■ **Data to use**:
┄┄┄┄┄┄┄┄┄┄┄┄┄┄┄┄┄┄┄┄

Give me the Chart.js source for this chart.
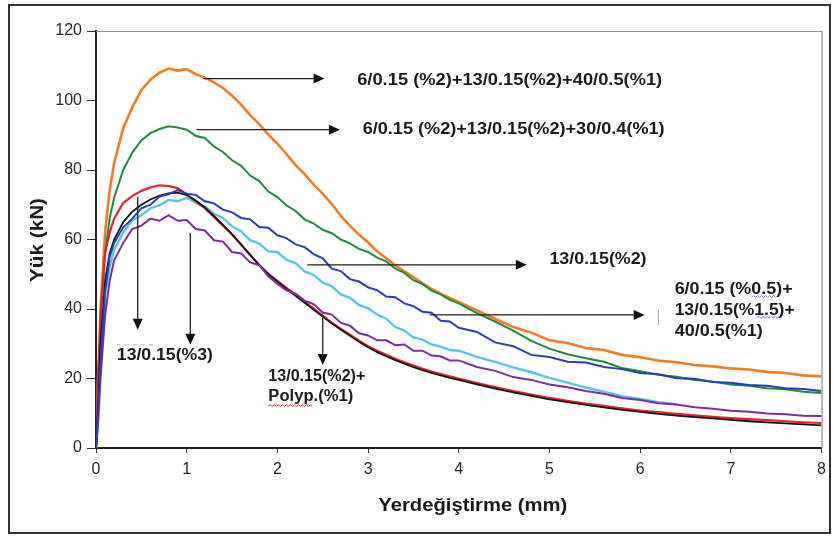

┄┄┄┄┄┄┄┄┄┄┄┄┄┄┄┄┄┄┄┄

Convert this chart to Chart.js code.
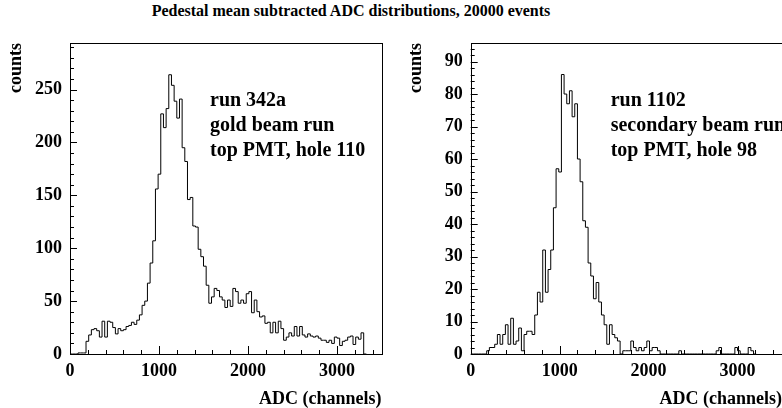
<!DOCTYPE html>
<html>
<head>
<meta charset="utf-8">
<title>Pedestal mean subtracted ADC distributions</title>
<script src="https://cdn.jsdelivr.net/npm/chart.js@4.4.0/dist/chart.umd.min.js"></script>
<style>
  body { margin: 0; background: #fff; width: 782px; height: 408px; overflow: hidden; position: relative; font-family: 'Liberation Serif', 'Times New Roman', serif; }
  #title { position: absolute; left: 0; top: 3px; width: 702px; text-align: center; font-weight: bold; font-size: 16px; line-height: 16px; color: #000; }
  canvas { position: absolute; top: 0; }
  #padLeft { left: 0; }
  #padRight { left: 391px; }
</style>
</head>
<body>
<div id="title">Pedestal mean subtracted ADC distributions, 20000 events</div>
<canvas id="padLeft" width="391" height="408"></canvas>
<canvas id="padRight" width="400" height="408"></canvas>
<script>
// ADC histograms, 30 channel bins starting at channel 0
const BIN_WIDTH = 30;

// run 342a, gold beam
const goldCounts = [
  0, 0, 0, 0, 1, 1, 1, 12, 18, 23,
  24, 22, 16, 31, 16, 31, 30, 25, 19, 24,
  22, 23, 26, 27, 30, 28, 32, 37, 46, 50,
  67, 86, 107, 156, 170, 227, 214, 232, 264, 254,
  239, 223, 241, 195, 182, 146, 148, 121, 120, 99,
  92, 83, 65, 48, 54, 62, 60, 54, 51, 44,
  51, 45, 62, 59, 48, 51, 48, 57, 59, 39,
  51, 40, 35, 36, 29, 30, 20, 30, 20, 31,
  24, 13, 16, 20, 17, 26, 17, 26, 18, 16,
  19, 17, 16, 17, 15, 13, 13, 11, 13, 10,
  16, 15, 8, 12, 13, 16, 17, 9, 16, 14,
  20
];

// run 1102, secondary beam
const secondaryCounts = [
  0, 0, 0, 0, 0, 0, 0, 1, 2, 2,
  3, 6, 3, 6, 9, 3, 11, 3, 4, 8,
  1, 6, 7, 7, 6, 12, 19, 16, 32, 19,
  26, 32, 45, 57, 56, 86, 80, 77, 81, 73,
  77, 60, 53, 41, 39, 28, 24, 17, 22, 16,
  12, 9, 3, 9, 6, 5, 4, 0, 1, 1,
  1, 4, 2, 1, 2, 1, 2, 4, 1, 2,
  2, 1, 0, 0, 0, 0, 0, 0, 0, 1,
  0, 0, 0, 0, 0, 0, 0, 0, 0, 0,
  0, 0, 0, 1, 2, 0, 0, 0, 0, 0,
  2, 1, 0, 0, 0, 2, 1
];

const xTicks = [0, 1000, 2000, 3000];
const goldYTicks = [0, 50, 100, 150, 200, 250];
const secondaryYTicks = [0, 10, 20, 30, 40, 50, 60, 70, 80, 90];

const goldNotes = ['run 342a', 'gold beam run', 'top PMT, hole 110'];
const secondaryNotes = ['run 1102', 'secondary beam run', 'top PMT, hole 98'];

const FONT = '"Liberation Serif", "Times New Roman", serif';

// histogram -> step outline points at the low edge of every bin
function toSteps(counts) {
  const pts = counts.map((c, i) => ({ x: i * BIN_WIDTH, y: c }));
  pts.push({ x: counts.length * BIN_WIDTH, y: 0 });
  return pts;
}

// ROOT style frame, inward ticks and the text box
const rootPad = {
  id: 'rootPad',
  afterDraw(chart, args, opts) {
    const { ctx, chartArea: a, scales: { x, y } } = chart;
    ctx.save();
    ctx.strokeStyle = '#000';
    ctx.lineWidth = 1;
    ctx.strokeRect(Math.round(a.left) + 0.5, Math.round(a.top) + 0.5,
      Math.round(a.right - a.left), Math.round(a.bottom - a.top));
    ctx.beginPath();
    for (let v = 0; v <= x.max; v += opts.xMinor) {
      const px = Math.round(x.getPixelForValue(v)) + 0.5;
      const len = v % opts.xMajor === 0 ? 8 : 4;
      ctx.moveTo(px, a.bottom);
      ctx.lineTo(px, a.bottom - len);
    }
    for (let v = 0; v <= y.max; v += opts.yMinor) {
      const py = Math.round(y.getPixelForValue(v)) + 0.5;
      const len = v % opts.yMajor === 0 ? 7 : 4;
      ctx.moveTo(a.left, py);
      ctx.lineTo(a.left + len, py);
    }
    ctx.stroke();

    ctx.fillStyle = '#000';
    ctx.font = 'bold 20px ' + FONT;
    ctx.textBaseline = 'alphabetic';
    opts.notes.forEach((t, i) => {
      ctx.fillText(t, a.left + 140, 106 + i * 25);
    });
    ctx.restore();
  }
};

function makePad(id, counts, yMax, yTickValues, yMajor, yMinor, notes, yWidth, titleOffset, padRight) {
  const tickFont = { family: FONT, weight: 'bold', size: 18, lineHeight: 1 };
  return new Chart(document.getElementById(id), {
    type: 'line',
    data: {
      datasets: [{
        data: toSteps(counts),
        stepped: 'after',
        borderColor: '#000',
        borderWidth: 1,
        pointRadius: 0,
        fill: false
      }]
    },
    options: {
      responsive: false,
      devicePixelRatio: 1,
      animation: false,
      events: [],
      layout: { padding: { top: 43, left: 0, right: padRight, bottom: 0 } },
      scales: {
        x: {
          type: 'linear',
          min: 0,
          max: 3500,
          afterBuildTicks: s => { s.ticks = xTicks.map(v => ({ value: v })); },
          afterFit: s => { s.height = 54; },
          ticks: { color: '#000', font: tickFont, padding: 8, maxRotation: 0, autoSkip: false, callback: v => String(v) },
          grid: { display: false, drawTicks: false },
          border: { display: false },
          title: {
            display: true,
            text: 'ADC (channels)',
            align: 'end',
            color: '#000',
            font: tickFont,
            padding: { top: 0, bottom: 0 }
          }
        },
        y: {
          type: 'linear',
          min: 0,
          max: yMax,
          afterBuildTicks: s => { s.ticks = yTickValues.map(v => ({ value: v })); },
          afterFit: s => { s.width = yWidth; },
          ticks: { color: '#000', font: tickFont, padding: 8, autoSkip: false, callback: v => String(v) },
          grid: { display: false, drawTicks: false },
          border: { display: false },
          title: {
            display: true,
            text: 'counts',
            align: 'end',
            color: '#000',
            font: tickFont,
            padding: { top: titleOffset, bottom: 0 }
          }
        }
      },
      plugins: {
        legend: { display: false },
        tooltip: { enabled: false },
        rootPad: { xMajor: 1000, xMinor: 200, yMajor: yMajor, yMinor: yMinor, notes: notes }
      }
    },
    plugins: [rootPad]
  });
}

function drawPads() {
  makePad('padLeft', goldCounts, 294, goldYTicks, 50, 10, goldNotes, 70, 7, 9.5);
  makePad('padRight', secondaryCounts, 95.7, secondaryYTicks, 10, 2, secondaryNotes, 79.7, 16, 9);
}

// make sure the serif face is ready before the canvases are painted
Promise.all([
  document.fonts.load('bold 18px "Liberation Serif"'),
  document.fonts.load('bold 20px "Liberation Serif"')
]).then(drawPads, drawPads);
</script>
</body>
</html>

┄┄┄┄┄┄┄┄┄┄┄┄┄┄┄┄┄┄┄┄

■ **Problem description**:
Filter the listing above by the word "this"; copy each line that passes.

■ **Reply**:
Give me the Chart.js source for this chart.
Convert this chart to Chart.js code.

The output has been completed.